Brief: Repeat every line of the listing below exactly, minus the pictures.

Data:
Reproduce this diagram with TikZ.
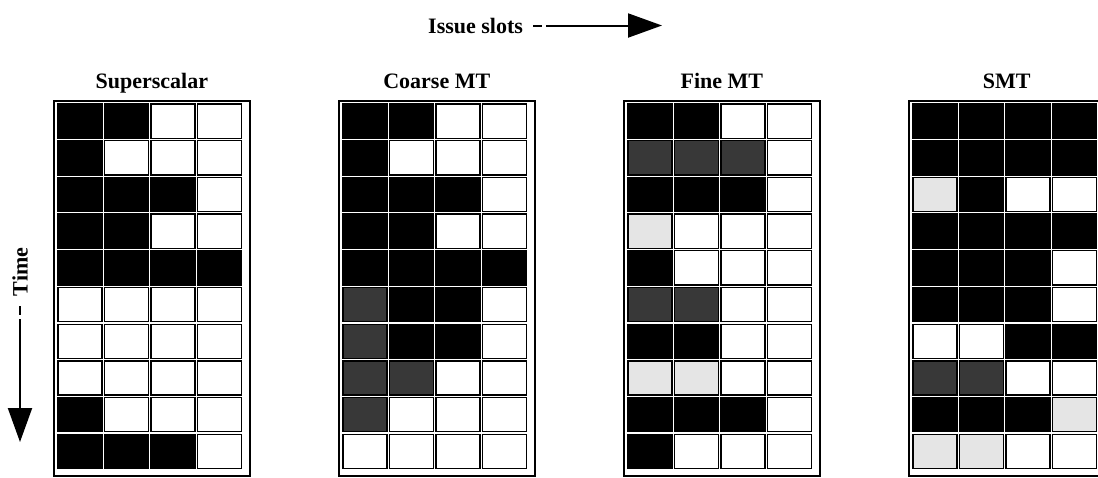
\documentclass[tikz,border=0pt]{standalone}
\usepackage{fontspec}
\setmainfont{Liberation Serif}
\usetikzlibrary{arrows.meta, positioning}

\colorlet{slotB}{black}
\colorlet{slotD}{black!78}
\colorlet{slotL}{black!10}
\colorlet{slotW}{white}

% one issue-slot grid: name, left x, title, slot colours (row by row)
\newcommand{\slotgrid}[4]{%
  \node[frame, anchor=north west, minimum width=196pt, minimum height=375pt] (#1) at (#2,-100) {};
  \node[above=12pt of #1, anchor=base] (#1-title) {#3};
  \foreach \s [count=\i from 0] in {#4} {%
    \pgfmathtruncatemacro{\col}{mod(\i,4)}%
    \pgfmathtruncatemacro{\row}{floor(\i/4)}%
    \draw[slot, fill=slot\s] ({#2+5+\col*46.5},{-104-\row*36.7}) rectangle ++(44,-34.2);
  }%
}

\begin{document}
\begin{tikzpicture}[
    x=1pt, y=1pt,
    every node/.style={font=\fontsize{22}{26}\selectfont\bfseries, inner sep=0pt},
    frame/.style={rectangle, draw, line width=1.6pt},
    slot/.style={draw, line width=1.3pt},
    axisarrow/.style={-{Triangle[length=34pt, width=24pt]}, line width=2pt, dash pattern=on 9pt off 4pt on 400pt},
]
\useasboundingbox (0,0) rectangle (1098,-477);
\clip (0,0) rectangle (1098,-477);

% === Axes ===
\node[anchor=base west] (issue) at (428,-33) {Issue slots};
\coordinate (issue-tip) at (662,0);
\draw[axisarrow] ([xshift=10pt]issue.east) -- (issue.east -| issue-tip);

\node[rotate=90] (time) at (20,-272) {Time};
\coordinate (time-tip) at (0,-442);
\draw[axisarrow] ([yshift=-10pt]time.west) -- (time.west |- time-tip);

% === Grids ===
\slotgrid{super}{53}{Superscalar}{B,B,W,W, B,W,W,W, B,B,B,W, B,B,W,W, B,B,B,B,
  W,W,W,W, W,W,W,W, W,W,W,W, B,W,W,W, B,B,B,W}
\slotgrid{coarse}{338}{Coarse MT}{B,B,W,W, B,W,W,W, B,B,B,W, B,B,W,W, B,B,B,B,
  D,B,B,W, D,B,B,W, D,D,W,W, D,W,W,W, W,W,W,W}
\slotgrid{fine}{623}{Fine MT}{B,B,W,W, D,D,D,W, B,B,B,W, L,W,W,W, B,W,W,W,
  D,D,W,W, B,B,W,W, L,L,W,W, B,B,B,W, B,W,W,W}
\slotgrid{smt}{908}{SMT}{B,B,B,B, B,B,B,B, L,B,W,W, B,B,B,B, B,B,B,W,
  B,B,B,W, W,W,B,B, D,D,W,W, B,B,B,L, L,L,W,W}

\end{tikzpicture}
\end{document}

Correct output:
Reproduce this diagram with TikZ.
\documentclass[tikz,border=0pt]{standalone}
\usepackage{fontspec}
\setmainfont{Liberation Serif}
\usetikzlibrary{arrows.meta, positioning}

\colorlet{slotB}{black}
\colorlet{slotD}{black!78}
\colorlet{slotL}{black!10}
\colorlet{slotW}{white}

% one issue-slot grid: name, left x, title, slot colours (row by row)
\newcommand{\slotgrid}[4]{%
  \node[frame, anchor=north west, minimum width=196pt, minimum height=375pt] (#1) at (#2,-100) {};
  \node[above=12pt of #1, anchor=base] (#1-title) {#3};
  \foreach \s [count=\i from 0] in {#4} {%
    \pgfmathtruncatemacro{\col}{mod(\i,4)}%
    \pgfmathtruncatemacro{\row}{floor(\i/4)}%
    \draw[slot, fill=slot\s] ({#2+5+\col*46.5},{-104-\row*36.7}) rectangle ++(44,-34.2);
  }%
}

\begin{document}
\begin{tikzpicture}[
    x=1pt, y=1pt,
    every node/.style={font=\fontsize{22}{26}\selectfont\bfseries, inner sep=0pt},
    frame/.style={rectangle, draw, line width=1.6pt},
    slot/.style={draw, line width=1.3pt},
    axisarrow/.style={-{Triangle[length=34pt, width=24pt]}, line width=2pt, dash pattern=on 9pt off 4pt on 400pt},
]
\useasboundingbox (0,0) rectangle (1098,-477);
\clip (0,0) rectangle (1098,-477);

% === Axes ===
\node[anchor=base west] (issue) at (428,-33) {Issue slots};
\coordinate (issue-tip) at (662,0);
\draw[axisarrow] ([xshift=10pt]issue.east) -- (issue.east -| issue-tip);

\node[rotate=90] (time) at (20,-272) {Time};
\coordinate (time-tip) at (0,-442);
\draw[axisarrow] ([yshift=-10pt]time.west) -- (time.west |- time-tip);

% === Grids ===
\slotgrid{super}{53}{Superscalar}{B,B,W,W, B,W,W,W, B,B,B,W, B,B,W,W, B,B,B,B,
  W,W,W,W, W,W,W,W, W,W,W,W, B,W,W,W, B,B,B,W}
\slotgrid{coarse}{338}{Coarse MT}{B,B,W,W, B,W,W,W, B,B,B,W, B,B,W,W, B,B,B,B,
  D,B,B,W, D,B,B,W, D,D,W,W, D,W,W,W, W,W,W,W}
\slotgrid{fine}{623}{Fine MT}{B,B,W,W, D,D,D,W, B,B,B,W, L,W,W,W, B,W,W,W,
  D,D,W,W, B,B,W,W, L,L,W,W, B,B,B,W, B,W,W,W}
\slotgrid{smt}{908}{SMT}{B,B,B,B, B,B,B,B, L,B,W,W, B,B,B,B, B,B,B,W,
  B,B,B,W, W,W,B,B, D,D,W,W, B,B,B,L, L,L,W,W}

\end{tikzpicture}
\end{document}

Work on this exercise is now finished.